Why the AI Boom Is Creating So Much Capital but So Few Jobs

Why the AI Boom Is Creating So Much Capital but So Few Jobs

Most technology booms follow a pattern people understand instinctively. Investment rises, companies expand, and hiring spreads across product, sales, operations, support, and the surrounding service economy. The AI boom looks different. The money is real, the spending is huge, and the excitement is obvious. The broad hiring wave is much harder to find.

That mismatch is not a temporary glitch in the cycle. It comes from where the money is going. Unlike earlier software booms, this wave of capital is flowing first into chips, cloud capacity, data centers, cooling, networking, and electricity rather than into large payroll expansion. The boom is massive. The labor absorption is not...

Follow where the money actually lands.

In earlier internet and platform cycles, growth usually translated into people. New products meant more engineers, more marketers, more support staff, more trust and safety work, more sales teams, more operations layers, and often large groups of contractors or adjacent workers keeping the system running. Capital became payroll almost by default.

The AI economy channels money differently.

Training and serving large models requires expensive infrastructure long before it requires a giant workforce. A company can spend enormous sums on GPUs, cloud contracts, networking gear, power, and data-center buildout without creating anything close to the same number of jobs that a labor-heavy platform business once did.

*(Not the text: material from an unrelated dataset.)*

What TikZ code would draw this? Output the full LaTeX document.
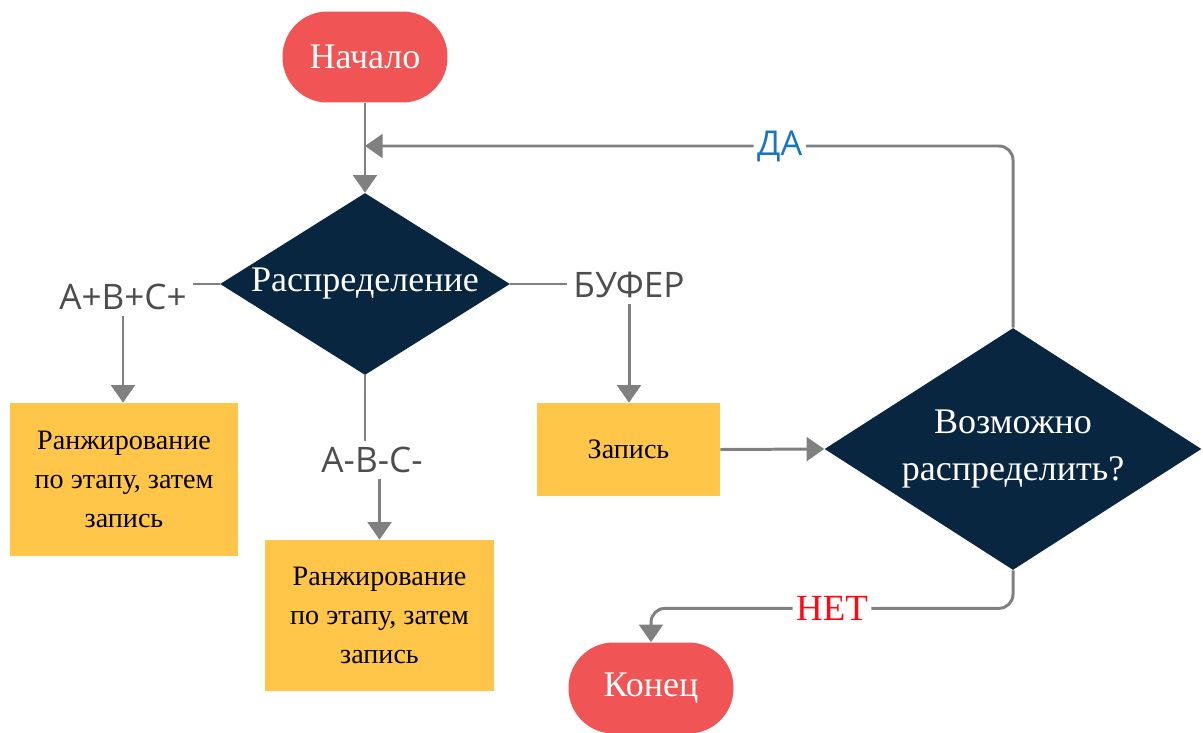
\documentclass[tikz,border=0pt]{standalone}
\usepackage{fontspec}
\setmainfont{Liberation Serif}
\setsansfont{Open Sans}
\usepackage{tikz}
\usetikzlibrary{shapes,arrows.meta,positioning}

\definecolor{termred}{HTML}{F05454}
\definecolor{decnavy}{HTML}{08263F}
\definecolor{procyellow}{HTML}{FFC64A}
\definecolor{linegray}{HTML}{808080}
\definecolor{labgray}{HTML}{4D4D4D}
\definecolor{yesblue}{HTML}{1B75BC}
\definecolor{nored}{HTML}{FF0A14}

\begin{document}
\begin{tikzpicture}[
    x=0.02cm, y=-0.02cm,
    term/.style={rectangle, rounded corners=0.9cm, fill=termred, text=white,
        minimum width=3.3cm, minimum height=1.82cm, font=\fontsize{20.5}{24}\selectfont},
    decision/.style={diamond, fill=decnavy, text=white, inner sep=0pt, align=center,
        font=\fontsize{20.5}{27}\selectfont},
    proc/.style={rectangle, fill=procyellow, align=center, font=\fontsize{16}{22}\selectfont},
    lab/.style={text=labgray, font=\sffamily\fontsize{20}{24}\selectfont},
    link/.style={draw=linegray, line width=1.7pt},
    arr/.style={link, -{Triangle[width=13.5pt,length=10pt]}}
]
\useasboundingbox (0,0) rectangle (1203,733);

\node[term] (start) at (365,57) {Начало};
\node[decision, aspect=1.6, minimum width=5.8cm, minimum height=3.64cm] (dist) at (365,284) {Распределение};
\node[lab] (plus) at (123,297) {A+B+C+};
\node[lab] (minus) at (372,460) {A-B-C-};
\node[lab] (buf) at (629,285) {БУФЕР};
\node[proc, minimum width=4.56cm, minimum height=3.06cm] (rank1) at (124,479.5) {Ранжирование\\по этапу, затем\\запись};
\node[proc, minimum width=4.58cm, minimum height=3.02cm] (rank2) at (379.5,615.5) {Ранжирование\\по этапу, затем\\запись};
\node[proc, minimum width=3.66cm, minimum height=1.86cm] (rec) at (628.5,449.5) {Запись};
\node[decision, aspect=1.56, minimum width=7.54cm, minimum height=4.84cm] (check) at (1013,449) {Возможно\\распределить?};
\node[term] (end) at (651,688) {Конец};

\draw[arr] (start) -- (dist);
\draw[link] (dist.west) -- (dist.west -| plus.east);
\draw[arr] (plus.south) -- (plus.south |- rank1.north);
\draw[link] (dist.south) -- (dist.south |- minus.north);
\draw[arr] (rank2.north |- minus.south) -- (rank2.north);
\draw[link] (dist.east) -- (dist.east -| buf.west);
\draw[arr] (buf.south) -- (buf.south |- rec.north);
\draw[arr] (rec.east) -- (check.west);
\draw[arr, rounded corners=8pt] (check.north) |- node[pos=0.68, fill=white, inner xsep=2pt, text=yesblue,
    font=\sffamily\fontsize{19.5}{22}\selectfont] {ДА} (start.south |- 0,146);
\draw[arr, rounded corners=8pt] (check.south) -- ++(0,38) -| node[pos=0.25, fill=white, inner xsep=2pt, text=nored,
    font=\fontsize{21}{24}\selectfont] {НЕТ} (end.north);
\end{tikzpicture}
\end{document}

That is the first reason this boom feels socially thinner than its valuations suggest: the money is not flowing first into broad payroll. It is flowing into hardware, compute, and the infrastructure needed to run them. In blunt terms, the money is going to chips, servers, energy, and a small number of high-leverage teams before it goes to ordinary hiring.

Even inside frontier AI firms, output is concentrated. A relatively small number of researchers, infrastructure engineers, and product specialists can build systems that reach millions of users. When one model improvement or orchestration layer can scale across huge usage volume, firms have a strong incentive to pay a narrow group of elite workers very well instead of expanding into broad generalist teams.

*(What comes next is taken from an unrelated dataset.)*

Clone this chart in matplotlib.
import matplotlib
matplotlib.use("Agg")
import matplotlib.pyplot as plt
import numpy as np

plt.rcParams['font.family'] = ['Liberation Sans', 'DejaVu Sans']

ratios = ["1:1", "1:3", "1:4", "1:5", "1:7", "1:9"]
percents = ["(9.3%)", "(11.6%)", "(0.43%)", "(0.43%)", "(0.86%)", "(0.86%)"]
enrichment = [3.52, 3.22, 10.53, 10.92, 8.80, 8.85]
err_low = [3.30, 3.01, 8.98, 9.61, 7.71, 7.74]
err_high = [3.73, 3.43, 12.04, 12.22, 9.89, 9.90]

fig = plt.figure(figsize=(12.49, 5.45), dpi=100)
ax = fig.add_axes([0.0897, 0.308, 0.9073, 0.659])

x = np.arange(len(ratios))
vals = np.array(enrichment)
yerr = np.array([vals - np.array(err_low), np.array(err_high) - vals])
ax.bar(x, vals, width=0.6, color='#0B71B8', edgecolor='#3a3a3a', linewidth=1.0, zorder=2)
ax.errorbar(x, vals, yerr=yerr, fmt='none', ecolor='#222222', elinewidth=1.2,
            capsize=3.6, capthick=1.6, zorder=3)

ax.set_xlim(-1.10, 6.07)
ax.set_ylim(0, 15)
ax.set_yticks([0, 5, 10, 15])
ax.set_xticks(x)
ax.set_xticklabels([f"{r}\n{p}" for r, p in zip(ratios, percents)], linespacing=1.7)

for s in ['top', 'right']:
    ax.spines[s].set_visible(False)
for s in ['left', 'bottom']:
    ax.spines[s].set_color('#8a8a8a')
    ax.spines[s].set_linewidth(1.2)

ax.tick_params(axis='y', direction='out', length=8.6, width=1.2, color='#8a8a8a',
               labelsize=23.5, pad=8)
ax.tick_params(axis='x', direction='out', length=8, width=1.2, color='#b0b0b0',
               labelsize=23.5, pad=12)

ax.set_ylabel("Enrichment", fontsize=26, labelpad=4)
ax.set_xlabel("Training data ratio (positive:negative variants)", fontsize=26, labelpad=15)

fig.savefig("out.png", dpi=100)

The application layer does not fully solve that either.

In theory, AI should create a huge new market for AI products. In practice, AI also makes those products easier to build with fewer people. Small teams can wrap APIs, generate baseline code, automate documentation, compress design work, and ship narrow business tools that once required a much larger org. The same technology being funded as a growth engine is also being used as a headcount compressor.

That is what makes this boom structurally unusual.

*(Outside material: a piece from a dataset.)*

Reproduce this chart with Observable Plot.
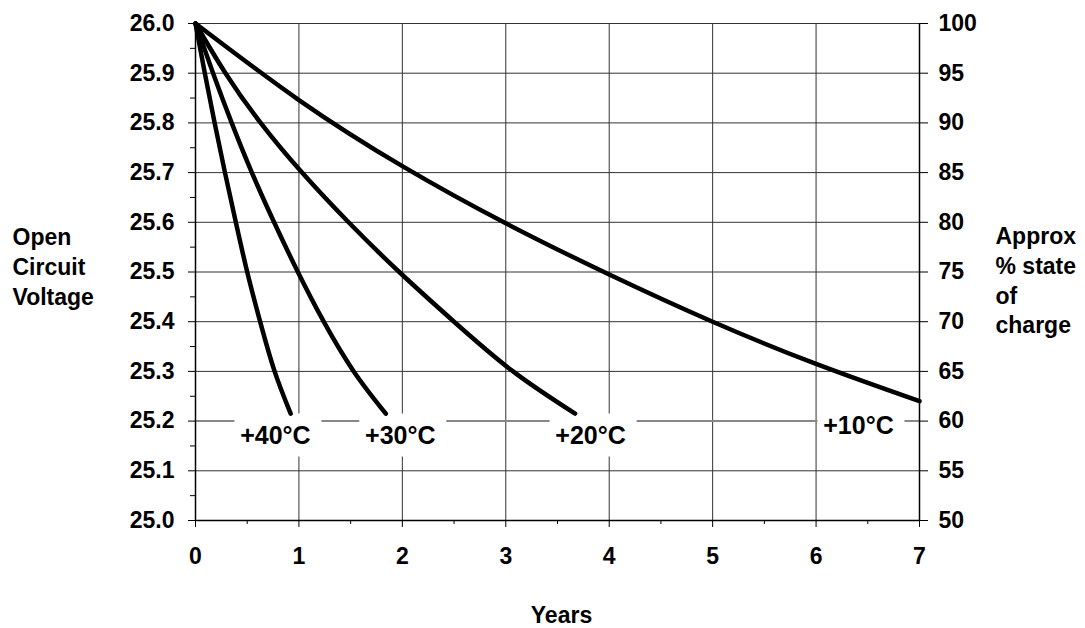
<!DOCTYPE html>
<html>
<head>
<meta charset="utf-8">
<script src="https://cdn.jsdelivr.net/npm/d3@7"></script>
<script src="https://cdn.jsdelivr.net/npm/@observablehq/plot@0.6"></script>
<style>
  html, body { margin: 0; padding: 0; background: #fff; }
</style>
</head>
<body>
<div id="chart"></div>
<script>
// ---- data ----
const seriesNames = ["+10°C", "+20°C", "+30°C", "+40°C"];

const years10 = [0, 1, 2, 3, 4, 5, 6, 7];
const volts10 = [26.0, 25.846, 25.713, 25.598, 25.495, 25.40, 25.315, 25.24];

const years20 = [0, 0.29, 0.63, 1.03, 1.48, 1.97, 2.50, 3.07, 3.67];
const volts20 = [26.0, 25.9, 25.8, 25.7, 25.6, 25.5, 25.4, 25.3, 25.215];

const years30 = [0, 0.17, 0.35, 0.545, 0.76, 0.99, 1.24, 1.53, 1.84];
const volts30 = [26.0, 25.9, 25.8, 25.7, 25.6, 25.5, 25.4, 25.3, 25.215];

const years40 = [0, 0.09, 0.185, 0.285, 0.39, 0.50, 0.625, 0.765, 0.92];
const volts40 = [26.0, 25.9, 25.8, 25.7, 25.6, 25.5, 25.4, 25.3, 25.215];

const labelYears = [6.41, 3.82, 1.98, 0.773];
const labelVolts = [25.19, 25.171, 25.171, 25.171];

const yearTicks = [0, 1, 2, 3, 4, 5, 6, 7];
const yearMinorTicks = [0.5, 1.5, 2.5, 3.5, 4.5, 5.5, 6.5];
const voltTicks = [25.0, 25.1, 25.2, 25.3, 25.4, 25.5, 25.6, 25.7, 25.8, 25.9, 26.0];
const voltMinorTicks = [25.05, 25.15, 25.25, 25.35, 25.45, 25.55, 25.65, 25.75, 25.85, 25.95];
const socTicks = [50, 55, 60, 65, 70, 75, 80, 85, 90, 95, 100];

const yTitle = "Open\nCircuit\nVoltage";
const y2Title = "Approx\n% state\nof\ncharge";
const xTitle = "Years";

// ---- build table ----
const allYears = [years10, years20, years30, years40];
const allVolts = [volts10, volts20, volts30, volts40];
const table = [];
seriesNames.forEach((s, i) => {
  allYears[i].forEach((t, j) => table.push({series: s, year: t, volt: allVolts[i][j]}));
});
const labels = seriesNames.map((s, i) => ({series: s, year: labelYears[i], volt: labelVolts[i]}));

const socToVolt = p => 25 + (p - 50) / 50;
const voltToSoc = v => Math.round(50 + (v - 25) * 50);

// rectangular white box behind labels (style only)
const boxSymbol = { draw(ctx) { ctx.rect(-41, -22, 87, 43); } };

const font = "'Liberation Sans', Arial, Helvetica, sans-serif";

const chart = Plot.plot({
  width: 1085,
  height: 628,
  marginLeft: 195,
  marginRight: 166,
  marginTop: 23,
  marginBottom: 108,
  style: {fontFamily: font, fontWeight: "bold", fontSize: "23px", color: "#000", background: "#fff"},
  x: {domain: [0, 7]},
  y: {domain: [25, 26]},
  marks: [
    Plot.gridY(voltTicks.filter(v => v !== 25.2 && v !== 25.0), {stroke: "#333", strokeOpacity: 1, strokeWidth: 1}),
    Plot.gridX(yearTicks.filter(t => t !== 0 && t !== 7), {stroke: "#333", strokeOpacity: 1, strokeWidth: 1}),
    Plot.ruleY([25.2], {stroke: "#888", strokeWidth: 2}),
    Plot.ruleX([0, 7], {stroke: "#000", strokeWidth: 1.5}),
    Plot.ruleY([25], {stroke: "#000", strokeWidth: 1.5}),
    Plot.dot(labels, {x: "year", y: "volt", symbol: boxSymbol, fill: "white", stroke: null}),
    Plot.line(table, {x: "year", y: "volt", z: "series", curve: "natural", stroke: "#000", strokeWidth: 4.5, strokeLinecap: "round"}),
    Plot.text(labels, {x: "year", y: "volt", text: "series", fontSize: 25, fontWeight: "bold", fill: "#000"}),
    // axes
    Plot.axisX({ticks: yearTicks, tickFormat: d => String(d), tickSize: 7, tickPadding: 20, label: null, fontSize: 23, fontWeight: "bold"}),
    Plot.axisX({ticks: yearMinorTicks, tickSize: 4, text: null, label: null}),
    Plot.axisY({ticks: voltTicks, tickFormat: d => d.toFixed(1), tickSize: 7, tickPadding: 14, label: null, fontSize: 23, fontWeight: "bold"}),
    Plot.axisY({ticks: voltMinorTicks, tickSize: 5, text: null, label: null}),
    Plot.axisY({anchor: "right", ticks: socTicks.map(socToVolt), tickFormat: v => String(voltToSoc(v)), tickSize: 8, tickPadding: 11, label: null, fontSize: 23, fontWeight: "bold"}),
    // titles
    Plot.text([yTitle], {frameAnchor: "top-left", text: d => d, textAnchor: "start", lineAnchor: "top", lineHeight: 1.3, dx: -183, dy: 200, fontSize: 23, fontWeight: "bold"}),
    Plot.text([y2Title], {frameAnchor: "top-right", text: d => d, textAnchor: "start", lineAnchor: "top", lineHeight: 1.3, dx: 76, dy: 199, fontSize: 23, fontWeight: "bold"}),
    Plot.text([xTitle], {frameAnchor: "bottom", text: d => d, textAnchor: "middle", lineAnchor: "top", dx: 4, dy: 86, fontSize: 23, fontWeight: "bold"})
  ]
});
document.getElementById("chart").appendChild(chart);
</script>
</body>
</html>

AI is not only the object of investment. It is also the mechanism companies use to reduce the labor needed to turn investment into product. In many cases, the money is being spent precisely to make fewer people capable of producing more.

This is why the jobs that do grow tend to be narrower and harder to enter.

There is real demand around infrastructure, applied research, enterprise integration, workflow redesign, model evaluation, safety review, technical consulting, and AI operations. But these are not mass-employment categories on the scale of platform moderation, gig logistics, customer support expansion, or the huge cross-functional hiring waves seen in earlier internet cycles.

Even the labor pools that once looked broad are changing quickly. Data labeling, for example, initially looked like a major employment engine around AI. But as models improve, synthetic data grows, and evaluation tasks become more specialized, the low-barrier version of that work becomes less durable.

That is why counting new AI job titles misses the core problem.

The more important question is net labor demand. How many workers are actually being added? How many roles are being compressed? How many people are never hired because the first pass is now done by software? How many tasks are being repriced before they ever become job openings?

There is still an optimistic case. AI may lower the barrier to entrepreneurship, letting smaller teams and even individuals build useful businesses that once required larger companies. But even that optimistic scenario points back to the same underlying fact: value creation may broaden while payroll narrows.

That is why the AI boom is creating so much capital with so little visible employment. The money is not missing. It is being concentrated in chips, compute, energy, and a relatively small number of highly leveraged teams. That is the uncomfortable logic of this cycle: the capital is real, but a large share of it is being deployed in ways that do not turn into broad payroll. Put more bluntly, a lot of the money is not going to workers because the point of the spending is to need fewer workers.